This is not the first description of Zephyr's to appear in EGD, though Caren Jeskey here remembers it as a child, and I remembered it as a parent, specifically one who had to cope with a child who has spewed the remnants of a hot fudge sundae all over the ice cream parlor's immaculate white bathroom. I like Caren's memories better.
Son of Frankenstein was a six-scoop banana split that friends and I shared in the 80s at Zephyr Café & Ice Cream Parlor. You may recall the Art Deco style diner that rested on the corner of Wilson and Ravenswood for 30 years between 1976 and its demise in 2006.
Zephyr was opened by Greek restauranteur Byron Kouris, who Chicago also has to thank (in part, along with co-founder Mike Payne) for Byron’s Hot Dogs. Byron’s started as a little stand on Irving Park Road in 1975, and still exists in two outposts on the north side. There, you can order the Dogzilla if less than a half a pound of Vienna Beef is not quite enough. I’m not criticizing— Chicago fare is and has always been a tasty and plentiful staple in my life, and I have reaped its rewards. In fact, I’ve gained a solid ten pounds in pizza crust and French fries since I have returned.
I feel grateful for these extra pounds—honestly!—for they indicate pleasure and access to the finer things in life. (Don’t worry; I realize that Charlie Trotter’s might have been finer than Byron’s, at least in some regards). I also realize that being able to tell stories of my favorite teenaged ice cream parlors illustrates my privilege.
According to FINCA International, a non-profit microfinance organization with many accolades for their benevolent works, over 1 billion people on our planet live on $2.50 or less per day— less than it costs for a hotdog, fries and soda. This includes 280 million people in extreme poverty who live on less than $1.25 per day. No Dogzillas for them.
The children and families held up at our borders, simply looking for the good life, know all too well how this feels. Many will never know the indulgent bliss of childhood that I once knew.
Some my favorite memories include receiving badges boasting “I Just Made a Pig of Myself” at Farrells' in Woodfield Mall, and countless nights of fun, food and family at the Pickle Barrel on Howard & Western where, for some reason, we loved that the floors were peppered with sawdust. As I get older I am increasingly humbled at the good fortune I was born into, and surprised at how much I’ve come up with to complain about, nonetheless.
As Bob Marley said in his song Wisdom, “destruction of the poor is poverty. Destruction of the soul is vanity… the righteous' wealth is in his Holy Place.” In the song "Problems," his son Ziggy sings “All over the world there are problems… stop wishing, stop waiting, stop mistaking… we got to do our best and solve them. Stop wishing, stop waiting, stop thinking of a fairy tale.” Horace Andy sings “[I] hear the rich man complaining, he got rich problems. [I] hear the poor man complaining, he got poor problems.”
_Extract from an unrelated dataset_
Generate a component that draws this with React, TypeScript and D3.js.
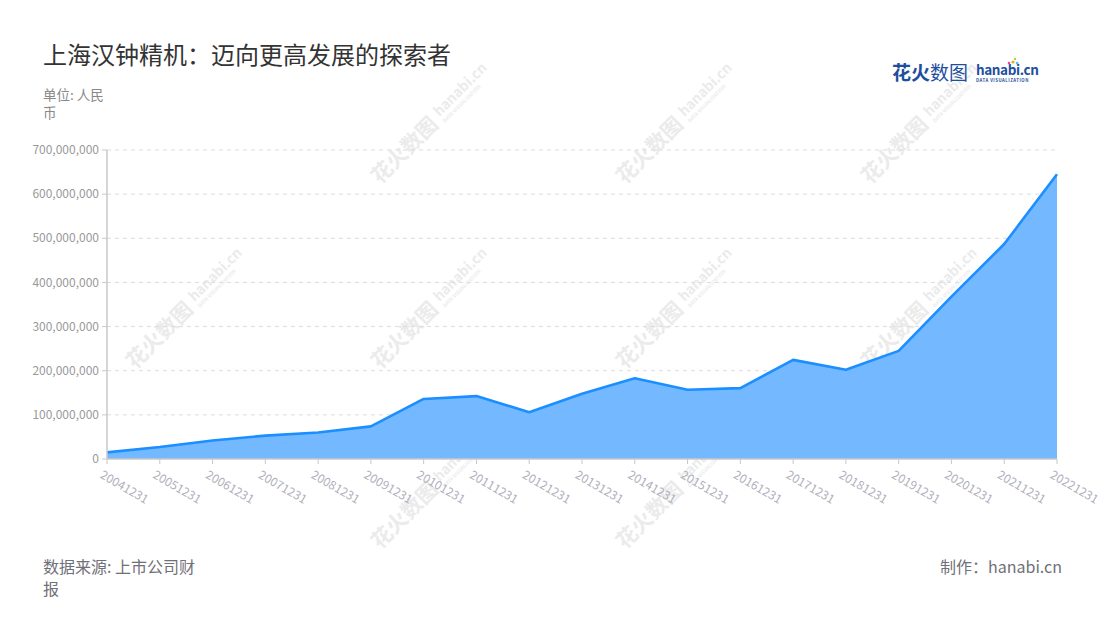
import React from "react";
import * as d3 from "d3";

const categories = [
  "20041231", "20051231", "20061231", "20071231", "20081231", "20091231",
  "20101231", "20111231", "20121231", "20131231", "20141231", "20151231",
  "20161231", "20171231", "20181231", "20191231", "20201231", "20211231", "20221231",
];
const revenue = [
  15000000, 27000000, 42000000, 53000000, 60000000, 74000000,
  136000000, 142500000, 106000000, 148000000, 183000000, 157000000,
  160500000, 224500000, 202000000, 245000000, 368000000, 487000000, 645000000,
];
const yTicks = [0, 100000000, 200000000, 300000000, 400000000, 500000000, 600000000, 700000000];

const W = 1100, H = 620;
const L = 107, R = 1057, T = 150, B = 459;
const FONT = "'Noto Sans CJK SC', 'Noto Sans', sans-serif";

const wmPos: [number, number][] = [
  [380, 185], [625, 185], [870, 185],
  [135, 370], [380, 370], [625, 370], [870, 370],
  [380, 550], [625, 550],
];

function Watermark({ x, y }: { x: number; y: number }) {
  return (
    <g transform={`translate(${x},${y}) rotate(-45)`} fill="#ebebeb" fontFamily={FONT}>
      <text x={0} y={0} fontSize={21} fontWeight={700}>花火数图</text>
      <text x={90} y={-6} fontSize={14} fontWeight={700}>hanabi.cn</text>
      <text x={90} y={2} fontSize={5} fontWeight={700}>DATA VISUALIZATION</text>
    </g>
  );
}

export default function App() {
  const x = d3.scalePoint<string>().domain(categories).range([L, R]);
  const y = d3.scaleLinear().domain([0, 700000000]).range([B, T]);
  const fmt = d3.format(",");
  const pts = categories.map((c, i) => [x(c) as number, revenue[i]] as [number, number]);
  const area = d3.area<[number, number]>().x(d => d[0]).y0(y(0)).y1(d => y(d[1]));
  const line = d3.line<[number, number]>().x(d => d[0]).y(d => y(d[1]));

  return (
    <svg width={W} height={H} style={{ position: "absolute", left: 0, top: 0, background: "#fff" }} fontFamily={FONT}>
      {/* watermarks */}
      {wmPos.map(([wx, wy], i) => <Watermark key={i} x={wx} y={wy} />)}

      {/* title */}
      <text x={43} y={64} fontSize={24} fill="#333">上海汉钟精机：迈向更高发展的探索者</text>
      <text x={43} y={100} fontSize={13.5} fill="#888">单位: 人民</text>
      <text x={43} y={118} fontSize={13.5} fill="#888">币</text>

      {/* logo */}
      <g fontFamily={FONT}>
        <text x={892} y={80} fontSize={19} fontWeight={700} fill="#1e4f9e">花火<tspan fontWeight={400}>数图</tspan></text>
        <text x={976} y={75} fontSize={13.5} fontWeight={700} fill="#1e4f9e" letterSpacing={-0.4}>hanabi.cn</text>
        <text x={976} y={82} fontSize={4.3} fontWeight={700} fill="#1e4f9e" letterSpacing={0.5}>DATA VISUALIZATION</text>
        <circle cx={1013} cy={62} r={1.6} fill="#f5a623" />
        <circle cx={1009} cy={63} r={1.3} fill="#e94b8a" />
        <circle cx={1017} cy={63} r={1.3} fill="#4fc3f7" />
        <circle cx={1015} cy={59} r={1.1} fill="#7ed321" />
      </g>

      {/* grid */}
      {yTicks.slice(1).map(t => (
        <line key={t} x1={L} x2={R} y1={y(t)} y2={y(t)} stroke="#dcdcdc" strokeWidth={1} strokeDasharray="4,4" />
      ))}

      {/* area + line */}
      <path d={area(pts) as string} fill="#74b9ff" />
      <path d={line(pts) as string} fill="none" stroke="#1b8fff" strokeWidth={2.6} strokeLinejoin="round" />

      {/* y axis */}
      <line x1={L} x2={L} y1={T} y2={B} stroke="#c8c8c8" strokeWidth={1.5} />
      {yTicks.map(t => (
        <g key={t}>
          <line x1={L - 5} x2={L} y1={y(t)} y2={y(t)} stroke="#c8c8c8" strokeWidth={1} />
          <text x={L - 8} y={y(t)} dy="0.35em" textAnchor="end" fontSize={12} fill="#999">{fmt(t)}</text>
        </g>
      ))}

      {/* x axis */}
      <line x1={L} x2={R} y1={B} y2={B} stroke="#c8c8c8" strokeWidth={1.5} />
      {categories.map(c => (
        <g key={c}>
          <line x1={x(c)} x2={x(c)} y1={B} y2={B + 5} stroke="#c8c8c8" strokeWidth={1} />
          <text transform={`translate(${(x(c) as number) - 3},${B + 10}) rotate(30)`} fontSize={12} fill="#b0b0bc" dy="0.8em">{c}</text>
        </g>
      ))}

      {/* footer */}
      <text x={43} y={573} fontSize={16} fill="#707078">数据来源: 上市公司财</text>
      <text x={43} y={595} fontSize={16} fill="#707078">报</text>
      <text x={1062} y={573} fontSize={16} fill="#707078" textAnchor="end">制作：hanabi.cn</text>
    </svg>
  );
}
Now that I’ve come home to Chicago, I am determined to appreciate the international city full of opportunity from which I’ve sprung. A distant but favorite family member died today after a devastating, unexpected stroke. COVID has taught us that not only is death inevitable, but it's ever present for all of us. I am not a religious person. I do not believe in heaven, or an afterlife. When Bob Marley talks about the Holy Place, I think of heaven on earth. Making the very best of this one precious life.